Pixel Vafi 2 is a very light, normal width, medium contrast, upright, normal x-height font.
Keywords: ui labels, pixel games, hud text, retro screens, tech posters, retro, lo-fi, techy, utilitarian, playful, bitmap revival, screen mimicry, ui clarity, retro styling, monoline, angular, segmented, rounded corners, jagged.
A monoline bitmap face built from small stepped segments, combining straight strokes with faceted curves that read as octagonal arcs rather than smooth bowls. The drawing is lightly weighted with open counters and a slightly irregular rhythm typical of quantized outlines, where diagonals and rounds resolve into short stair-step runs. Proportions are generally compact with a moderate x-height, while glyph widths vary enough to keep a natural text flow. Numerals and capitals share the same pixel-constructed logic, with simplified terminals and occasional notch-like joins where strokes meet.
This font suits on-screen UI labels, game interfaces, and HUD-style overlays where a pixel-constructed voice is desired. It also works well for retro-tech posters, headings, and short passages that benefit from a deliberately digital texture, particularly when paired with simple layouts and generous spacing.
The overall tone is retro-digital and lo-fi, evoking early screen typography, handheld devices, and arcade-era interfaces. Its crisp, minimal stroke weight gives it an airy, technical feel, while the stepped curves add a playful, homemade character.
The design appears intended to recreate classic bitmap lettering with a clean, lightweight stroke and readable text behavior.
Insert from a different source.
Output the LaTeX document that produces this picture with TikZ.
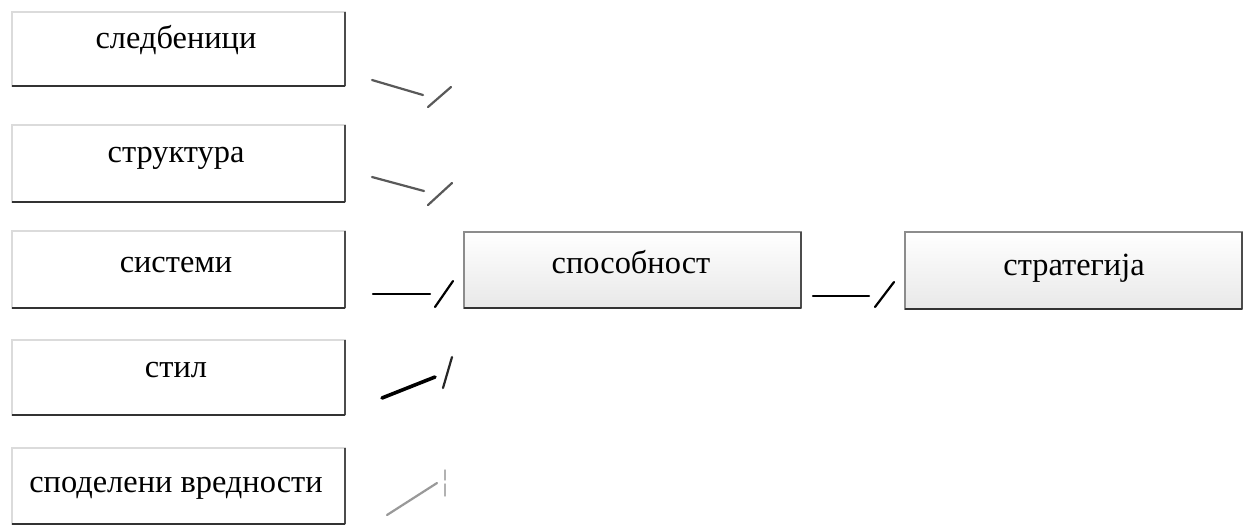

It prioritizes a recognizable pixel aesthetic while keeping forms open and consistent enough for continuous reading in interface-like contexts.
In text, the face maintains clear differentiation between many similarly shaped forms through distinctive pixel decisions (segmented curves, angled joins, and open apertures), though the coarse rounding can introduce sparkle at small sizes. The consistent monoline construction helps maintain cohesion across uppercase, lowercase, and figures despite the intentionally jagged contouring.